Three railway crew were detained as investigators look into a fatal train accident caused by a high-speed train crashing into a railway engine, as Turkey mourns the death of nine people in the collision



Turkey mourns nine victims of a train crash as investigators examine the scene of the accident. They will be looking into what caused a railway engine to stop on the same track as a high-speed train causing a head-on crash.

Three railway crew members were detained after the crash of the high-speed train traveling from the capital Ankara to the central city of Konya in the early hours of Thursday. The Health Ministry announced 84 people were admitted to hospitals as injured and 34 were still in treatment.

President Recep Tayyip Erdoğan, who extended his condolences for the victims, said an administrative and criminal inquiry was launched into the incident and investigators would find "those responsible" for the crash.


Workers carry the body of one of victims in a coffin in Ankara on Dec. 13.

Anadolu Agency (AA) reported that three people detained as part of the probe were an operations officer, a controller and a switchman; they have been charged with possible negligence.

Condolences poured in for the victims, while families of the victims and injured flocked to hospitals in Ankara. Officials said three among the victims were the train's engineers and the others were passengers. Two engineers were on the train and the other was on the railway engine. A fourth engineer was injured. Some among the dead and injured victims were commuters. One was identified as an astronomy professor while a male victim was a doctor at a private hospital in Konya who was residing in Ankara. Five of the injured victims were academics who commute daily to Konya Karatay University from Ankara.

The impact of the crash was so severe that media reports initially said that a pedestrian overpass collapsed on the train, it was later revealed that the train's cars were launched into the air due to the impact with the railway engine thus hitting the overpass.

The engine was tasked with checking any problems with the railroad for routine duty and officials said the crash happened a few minutes after the train left a station in Ankara for Konya.

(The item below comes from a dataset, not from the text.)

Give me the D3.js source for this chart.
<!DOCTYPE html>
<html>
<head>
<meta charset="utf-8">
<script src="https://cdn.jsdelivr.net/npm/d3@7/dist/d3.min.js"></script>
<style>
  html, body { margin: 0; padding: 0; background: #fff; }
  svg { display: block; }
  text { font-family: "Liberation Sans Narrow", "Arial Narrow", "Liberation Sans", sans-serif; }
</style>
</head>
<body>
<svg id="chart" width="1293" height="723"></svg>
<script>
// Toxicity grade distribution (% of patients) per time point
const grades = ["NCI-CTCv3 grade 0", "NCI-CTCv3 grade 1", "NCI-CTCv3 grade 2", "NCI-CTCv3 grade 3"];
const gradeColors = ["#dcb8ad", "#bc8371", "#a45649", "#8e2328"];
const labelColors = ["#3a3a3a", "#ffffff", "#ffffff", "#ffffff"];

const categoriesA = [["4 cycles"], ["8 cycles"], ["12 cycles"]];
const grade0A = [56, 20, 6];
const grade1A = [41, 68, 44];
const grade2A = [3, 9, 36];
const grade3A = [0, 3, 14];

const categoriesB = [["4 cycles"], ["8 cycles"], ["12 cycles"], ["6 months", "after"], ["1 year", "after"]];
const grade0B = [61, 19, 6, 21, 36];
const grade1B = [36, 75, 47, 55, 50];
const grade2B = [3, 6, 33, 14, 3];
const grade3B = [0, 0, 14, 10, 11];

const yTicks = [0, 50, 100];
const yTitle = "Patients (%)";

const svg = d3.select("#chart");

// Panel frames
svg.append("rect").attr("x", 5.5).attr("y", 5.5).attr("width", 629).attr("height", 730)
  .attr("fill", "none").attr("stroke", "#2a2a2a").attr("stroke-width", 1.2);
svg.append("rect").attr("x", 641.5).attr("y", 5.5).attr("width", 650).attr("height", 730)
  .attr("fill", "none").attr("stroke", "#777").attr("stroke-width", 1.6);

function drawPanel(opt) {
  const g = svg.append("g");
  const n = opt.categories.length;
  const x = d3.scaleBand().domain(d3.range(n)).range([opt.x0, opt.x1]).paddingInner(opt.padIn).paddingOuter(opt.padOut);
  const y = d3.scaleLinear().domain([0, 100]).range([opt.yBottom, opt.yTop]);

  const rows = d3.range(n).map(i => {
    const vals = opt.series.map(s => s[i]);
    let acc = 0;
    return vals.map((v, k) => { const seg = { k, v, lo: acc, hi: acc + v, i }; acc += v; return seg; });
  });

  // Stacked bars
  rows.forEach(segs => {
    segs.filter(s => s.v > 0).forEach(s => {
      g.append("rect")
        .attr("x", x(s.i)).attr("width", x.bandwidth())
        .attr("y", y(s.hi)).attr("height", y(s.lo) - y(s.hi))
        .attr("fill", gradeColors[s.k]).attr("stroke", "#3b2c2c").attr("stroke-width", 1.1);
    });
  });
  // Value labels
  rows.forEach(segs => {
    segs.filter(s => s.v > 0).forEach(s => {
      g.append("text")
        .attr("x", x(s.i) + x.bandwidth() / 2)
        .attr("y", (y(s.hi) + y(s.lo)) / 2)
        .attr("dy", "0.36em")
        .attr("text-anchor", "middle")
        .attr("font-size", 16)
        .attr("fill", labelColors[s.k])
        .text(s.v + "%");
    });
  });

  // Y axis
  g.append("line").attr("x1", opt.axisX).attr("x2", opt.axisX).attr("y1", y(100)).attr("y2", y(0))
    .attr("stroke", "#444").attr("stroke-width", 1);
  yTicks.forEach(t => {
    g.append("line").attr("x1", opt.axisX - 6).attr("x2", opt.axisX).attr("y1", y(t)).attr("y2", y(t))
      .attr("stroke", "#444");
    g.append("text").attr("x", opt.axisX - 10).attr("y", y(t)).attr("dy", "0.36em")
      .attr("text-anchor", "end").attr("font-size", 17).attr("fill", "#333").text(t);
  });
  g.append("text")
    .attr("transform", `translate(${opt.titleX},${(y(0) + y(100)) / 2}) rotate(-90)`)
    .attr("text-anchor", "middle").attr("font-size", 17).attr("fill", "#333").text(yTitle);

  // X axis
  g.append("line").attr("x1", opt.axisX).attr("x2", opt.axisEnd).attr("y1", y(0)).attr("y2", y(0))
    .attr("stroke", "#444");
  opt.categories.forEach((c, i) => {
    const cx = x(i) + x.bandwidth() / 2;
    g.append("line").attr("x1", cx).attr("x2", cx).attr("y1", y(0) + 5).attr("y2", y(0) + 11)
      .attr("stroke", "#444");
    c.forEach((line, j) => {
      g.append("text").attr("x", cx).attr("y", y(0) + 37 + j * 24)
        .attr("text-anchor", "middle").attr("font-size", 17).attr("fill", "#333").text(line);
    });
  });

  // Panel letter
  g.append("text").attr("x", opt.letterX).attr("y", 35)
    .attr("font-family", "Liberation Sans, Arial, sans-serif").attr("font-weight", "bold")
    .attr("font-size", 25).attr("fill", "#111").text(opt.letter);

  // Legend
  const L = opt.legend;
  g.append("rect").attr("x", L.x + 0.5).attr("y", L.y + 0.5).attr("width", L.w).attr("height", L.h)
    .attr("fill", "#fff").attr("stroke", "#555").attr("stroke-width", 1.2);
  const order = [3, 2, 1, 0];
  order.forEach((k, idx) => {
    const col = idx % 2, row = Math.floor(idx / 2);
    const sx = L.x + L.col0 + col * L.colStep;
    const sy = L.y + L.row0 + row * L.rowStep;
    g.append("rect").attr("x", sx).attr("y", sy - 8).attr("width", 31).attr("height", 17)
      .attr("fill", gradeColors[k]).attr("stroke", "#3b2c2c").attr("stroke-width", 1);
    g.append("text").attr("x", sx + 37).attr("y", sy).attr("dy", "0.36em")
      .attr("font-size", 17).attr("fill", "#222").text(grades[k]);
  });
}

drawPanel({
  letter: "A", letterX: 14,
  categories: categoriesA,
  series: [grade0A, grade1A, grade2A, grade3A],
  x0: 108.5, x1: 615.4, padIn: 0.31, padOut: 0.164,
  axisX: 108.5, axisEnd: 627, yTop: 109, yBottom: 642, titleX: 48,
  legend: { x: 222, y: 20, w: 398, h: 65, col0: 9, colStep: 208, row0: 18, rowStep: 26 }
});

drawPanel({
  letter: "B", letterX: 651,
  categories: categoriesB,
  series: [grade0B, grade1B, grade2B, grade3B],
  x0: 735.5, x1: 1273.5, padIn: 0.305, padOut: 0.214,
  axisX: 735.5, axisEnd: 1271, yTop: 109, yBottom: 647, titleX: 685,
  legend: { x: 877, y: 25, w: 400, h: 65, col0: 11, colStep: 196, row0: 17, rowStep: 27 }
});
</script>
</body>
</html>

Briefing reporters about the incident, Minister of Transportation and Infrastructure Cahit Turhan said the train left the main train station in Ankara at 6:30 a.m. and it crashed into the railway engine near another station in the city's Yenimahalle district around 6:36 a.m. The minister said the engine was returning to the train depot after completing examination of the tracks.

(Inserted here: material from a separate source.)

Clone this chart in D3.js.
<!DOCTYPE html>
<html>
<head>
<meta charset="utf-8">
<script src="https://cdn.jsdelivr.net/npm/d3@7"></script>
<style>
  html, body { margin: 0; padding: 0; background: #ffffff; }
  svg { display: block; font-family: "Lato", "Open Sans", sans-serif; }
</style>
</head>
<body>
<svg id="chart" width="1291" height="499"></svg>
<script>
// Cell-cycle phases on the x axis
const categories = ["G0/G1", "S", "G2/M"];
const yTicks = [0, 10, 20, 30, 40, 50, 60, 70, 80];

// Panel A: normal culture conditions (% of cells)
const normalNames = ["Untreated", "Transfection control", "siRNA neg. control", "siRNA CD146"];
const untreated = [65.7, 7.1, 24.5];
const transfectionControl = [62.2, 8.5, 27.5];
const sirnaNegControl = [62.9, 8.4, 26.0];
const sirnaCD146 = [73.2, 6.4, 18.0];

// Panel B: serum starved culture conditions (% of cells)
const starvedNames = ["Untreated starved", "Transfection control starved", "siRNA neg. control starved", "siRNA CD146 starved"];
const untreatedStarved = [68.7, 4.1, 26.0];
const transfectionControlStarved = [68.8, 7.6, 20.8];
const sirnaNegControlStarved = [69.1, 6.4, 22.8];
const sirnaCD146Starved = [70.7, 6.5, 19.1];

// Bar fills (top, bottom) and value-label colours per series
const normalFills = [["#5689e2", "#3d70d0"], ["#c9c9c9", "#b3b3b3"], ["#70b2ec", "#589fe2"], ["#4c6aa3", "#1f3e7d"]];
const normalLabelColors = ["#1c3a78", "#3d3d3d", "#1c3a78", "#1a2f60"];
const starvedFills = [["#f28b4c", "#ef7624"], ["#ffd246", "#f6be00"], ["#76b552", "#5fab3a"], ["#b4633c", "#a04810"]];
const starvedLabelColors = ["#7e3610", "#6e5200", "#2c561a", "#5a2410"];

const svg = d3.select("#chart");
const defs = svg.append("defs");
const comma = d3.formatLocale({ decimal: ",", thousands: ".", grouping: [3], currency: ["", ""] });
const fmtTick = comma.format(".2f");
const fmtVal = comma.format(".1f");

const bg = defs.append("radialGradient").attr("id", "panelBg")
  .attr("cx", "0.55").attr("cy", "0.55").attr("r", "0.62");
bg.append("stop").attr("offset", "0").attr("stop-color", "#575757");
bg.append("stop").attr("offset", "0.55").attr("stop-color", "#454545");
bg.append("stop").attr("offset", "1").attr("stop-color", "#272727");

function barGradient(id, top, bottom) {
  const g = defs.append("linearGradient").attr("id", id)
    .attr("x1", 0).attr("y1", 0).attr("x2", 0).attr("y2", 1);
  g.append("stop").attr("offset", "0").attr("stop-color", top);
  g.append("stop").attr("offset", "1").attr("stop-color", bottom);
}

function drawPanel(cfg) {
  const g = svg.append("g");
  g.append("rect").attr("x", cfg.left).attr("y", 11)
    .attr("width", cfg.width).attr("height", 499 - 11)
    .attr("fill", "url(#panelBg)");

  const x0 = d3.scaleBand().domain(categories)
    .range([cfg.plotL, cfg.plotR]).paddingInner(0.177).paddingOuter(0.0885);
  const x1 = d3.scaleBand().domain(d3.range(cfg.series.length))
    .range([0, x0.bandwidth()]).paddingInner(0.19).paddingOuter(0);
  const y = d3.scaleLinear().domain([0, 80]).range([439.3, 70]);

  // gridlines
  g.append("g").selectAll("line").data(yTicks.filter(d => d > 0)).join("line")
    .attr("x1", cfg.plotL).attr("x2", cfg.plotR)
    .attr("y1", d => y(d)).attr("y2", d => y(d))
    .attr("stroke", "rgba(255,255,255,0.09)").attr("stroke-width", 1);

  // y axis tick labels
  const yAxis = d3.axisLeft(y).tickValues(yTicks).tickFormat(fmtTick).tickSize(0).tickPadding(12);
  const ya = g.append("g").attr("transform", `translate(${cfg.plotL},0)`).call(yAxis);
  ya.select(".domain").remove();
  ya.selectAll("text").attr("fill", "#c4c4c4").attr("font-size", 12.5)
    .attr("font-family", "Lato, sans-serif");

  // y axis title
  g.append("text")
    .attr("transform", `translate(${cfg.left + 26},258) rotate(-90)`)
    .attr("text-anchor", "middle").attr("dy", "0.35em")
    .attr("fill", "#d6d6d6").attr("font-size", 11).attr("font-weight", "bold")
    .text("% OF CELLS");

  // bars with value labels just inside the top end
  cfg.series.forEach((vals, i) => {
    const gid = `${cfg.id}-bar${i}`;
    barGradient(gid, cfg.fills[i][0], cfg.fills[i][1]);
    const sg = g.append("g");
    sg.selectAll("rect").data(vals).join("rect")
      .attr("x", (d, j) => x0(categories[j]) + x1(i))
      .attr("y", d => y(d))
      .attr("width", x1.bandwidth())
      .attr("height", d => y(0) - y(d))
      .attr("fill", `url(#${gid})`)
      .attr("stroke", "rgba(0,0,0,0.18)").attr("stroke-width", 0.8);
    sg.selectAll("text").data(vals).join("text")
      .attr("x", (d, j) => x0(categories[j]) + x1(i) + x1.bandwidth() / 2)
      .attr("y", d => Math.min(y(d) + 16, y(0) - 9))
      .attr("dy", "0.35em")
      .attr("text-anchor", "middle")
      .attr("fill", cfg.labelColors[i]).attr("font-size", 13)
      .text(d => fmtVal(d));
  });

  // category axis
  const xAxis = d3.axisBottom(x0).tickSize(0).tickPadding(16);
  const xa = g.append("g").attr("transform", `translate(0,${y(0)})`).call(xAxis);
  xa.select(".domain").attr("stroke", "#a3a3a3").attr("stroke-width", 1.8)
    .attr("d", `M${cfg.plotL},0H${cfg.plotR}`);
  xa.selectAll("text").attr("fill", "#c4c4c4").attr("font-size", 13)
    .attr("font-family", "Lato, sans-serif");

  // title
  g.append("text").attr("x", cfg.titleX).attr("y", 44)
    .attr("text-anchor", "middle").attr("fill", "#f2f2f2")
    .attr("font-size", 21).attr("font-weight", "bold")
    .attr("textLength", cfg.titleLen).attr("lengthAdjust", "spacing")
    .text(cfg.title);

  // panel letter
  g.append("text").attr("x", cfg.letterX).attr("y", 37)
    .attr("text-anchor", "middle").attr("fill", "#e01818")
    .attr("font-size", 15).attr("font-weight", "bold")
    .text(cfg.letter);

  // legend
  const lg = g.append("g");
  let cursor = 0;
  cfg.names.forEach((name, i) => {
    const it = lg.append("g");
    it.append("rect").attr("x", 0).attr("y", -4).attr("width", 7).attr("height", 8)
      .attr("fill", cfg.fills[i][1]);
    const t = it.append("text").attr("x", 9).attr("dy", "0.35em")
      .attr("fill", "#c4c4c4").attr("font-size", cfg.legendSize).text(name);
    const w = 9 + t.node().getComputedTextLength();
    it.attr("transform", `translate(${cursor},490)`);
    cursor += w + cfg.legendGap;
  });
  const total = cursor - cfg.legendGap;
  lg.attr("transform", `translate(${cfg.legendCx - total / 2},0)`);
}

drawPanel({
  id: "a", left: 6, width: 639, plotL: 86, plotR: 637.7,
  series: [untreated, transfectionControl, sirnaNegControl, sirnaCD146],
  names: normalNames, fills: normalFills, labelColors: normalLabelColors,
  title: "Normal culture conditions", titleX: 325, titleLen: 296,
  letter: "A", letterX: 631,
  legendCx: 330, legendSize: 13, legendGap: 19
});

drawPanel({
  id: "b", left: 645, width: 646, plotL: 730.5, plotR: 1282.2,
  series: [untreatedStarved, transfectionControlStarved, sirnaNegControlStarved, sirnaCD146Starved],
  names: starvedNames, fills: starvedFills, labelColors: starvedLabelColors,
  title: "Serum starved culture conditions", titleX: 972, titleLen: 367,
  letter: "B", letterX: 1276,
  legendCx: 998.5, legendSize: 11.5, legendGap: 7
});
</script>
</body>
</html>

This is the deadliest train accident since July when 24 people were killed and hundreds injured after a train derailed in the northwestern province of Tekirdağ. Causes for the derailment were due to ground erosion of the soil under the tracks following heavy rains in the area.

The high-speed train service between the capital Ankara and Konya in the Anatolian heartland, was launched in 2011, three years before another high-speed route connecting Ankara and Istanbul. All were parts of Turkey's ambitions to expand and upgrade its railroad network and promote more train trips. The country, which currently hosts a 1,213 kilometer high-speed railway line, plans to invest more than $45 billion on railways in the next five years. Although they operate at high speeds (up to 250 kilometers per hour), authorities assuage public concerns on its safety due to a set of measures to prevent accidents from automatic brakes that work when the engineers incapacitated, to a system preventing exceeding of speed limits as well as a railway signal system up to world standards that prevents the crash of two trains.